On February 8th, just ahead of the One Ocean Summit in Brest, OceanOPS, the Joint Centre of the World Meteorological Organization and the Intergovernmental Oceanographic Commission of UNESCO launched the Odyssey Project. The launch event, attended by citizens, scientists, sailors, shipping industries and fishing companies, called for collaboration between the civil society, private sector and everyone interested in contributing to ocean observations in support of the GOOS.
Since 2000, OceanOPS has been the international hub and centre of excellence that provides vital services in monitoring and coordinating an expanding network of global oceanographic and marine meteorological observing communities, under GOOS. Conscious that the development of the GOOS needs more players involved in order to obtain more targeted and sustained observations, OceanOPS is launching the Odyssey Project, under the UN Ocean Decade. Through the new project, OceanOPS is aiming to enhance the GOOS in all its components by unlocking the potential of new ocean-going vessel types from ocean races, NGOs, citizens, and private sectors.
“The ocean is vast and ocean data are scarce. Odyssey will be supporting citizens and civil society plying remote ocean areas to collect important ocean data. This is a timely undertaking that will channel the energy and goodwill of ocean friends all over the world for a sustainable ocean environment” – said Toste Tanhua, co-chair of GOOS, expressing his support to Odyssey and thanking all ocean observing volunteers.
Odyssey embodies the level of response we need to face climate issues under the Ocean Decade and GOOS will help strengthen international collaborations within and outside the ocean observing community. These collaborations, based on the observations’ collection, data sharing and analyses, scientific and technological developments, will be essential to develop such a project.

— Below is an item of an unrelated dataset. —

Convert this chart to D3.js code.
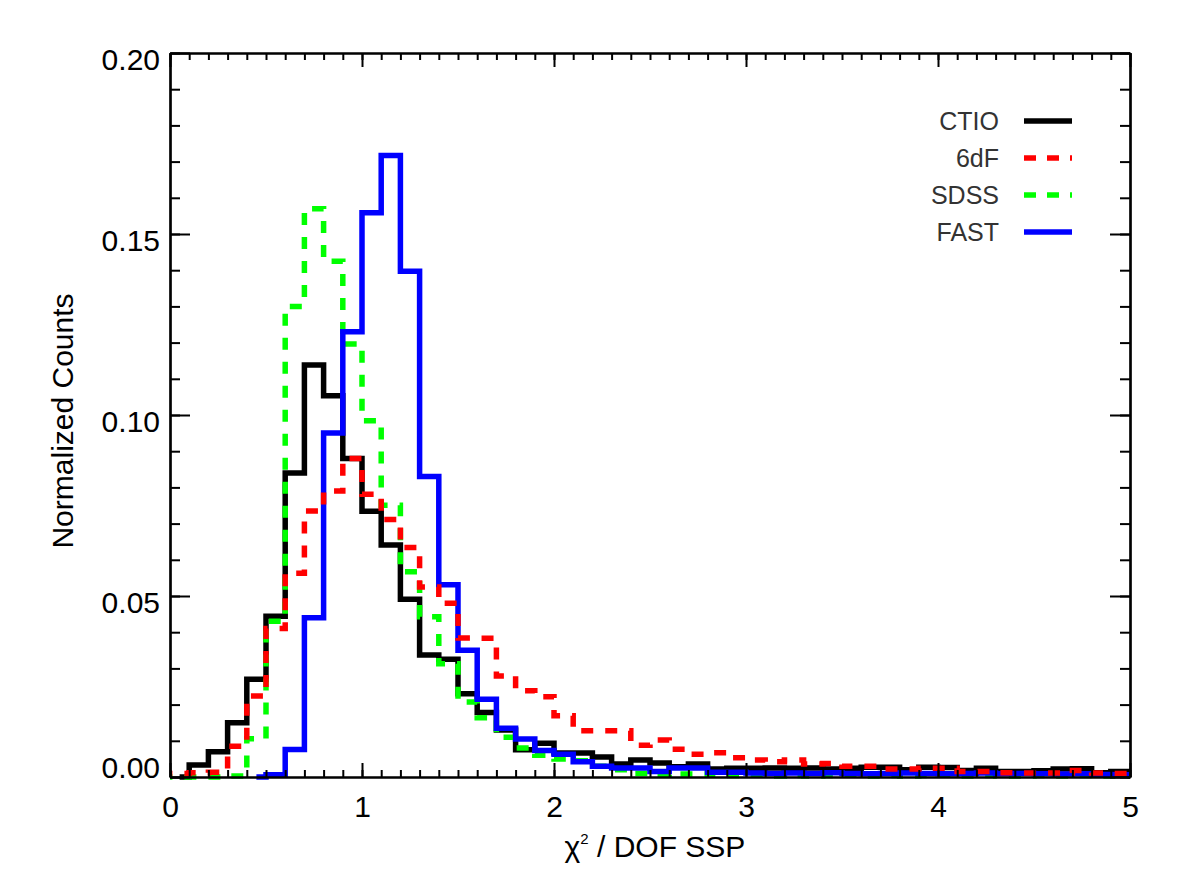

Through all its partners and a vast range of communication channels, the project will also be a powerful platform to promote all contributions and the benefits of the GOOS to a larger public. Moreover, it will help develop educational programmes through the Ocean Observers international initiative, as well as capacity development programmes with the involvement of local and indigenous populations in ocean observations.
The Odyssey Project will contribute to GOOS projects and programmes, such as the Ocean Observing Co-Design programme endorsed by the UN Decade, which aims to create a system co-designed with observations, modeling and key user stakeholders that will evolve ocean observing and give us the ocean we need for the future we want.
The project launch event on February 8th, with more than 100 attendees from all around the world, not only introduced the Odyssey, but also showcased various initiatives in support of ocean observations from civil society, including scuba diving, sailing and surf communities, as well as shipping and fishing industries.
At the end of the event participants signed the Brest declaration to express their support for ocean observations contributing to the GOOS and ensuring that met-ocean data, acquired following international standards, are timely delivered and freely accessible to all users worldwide.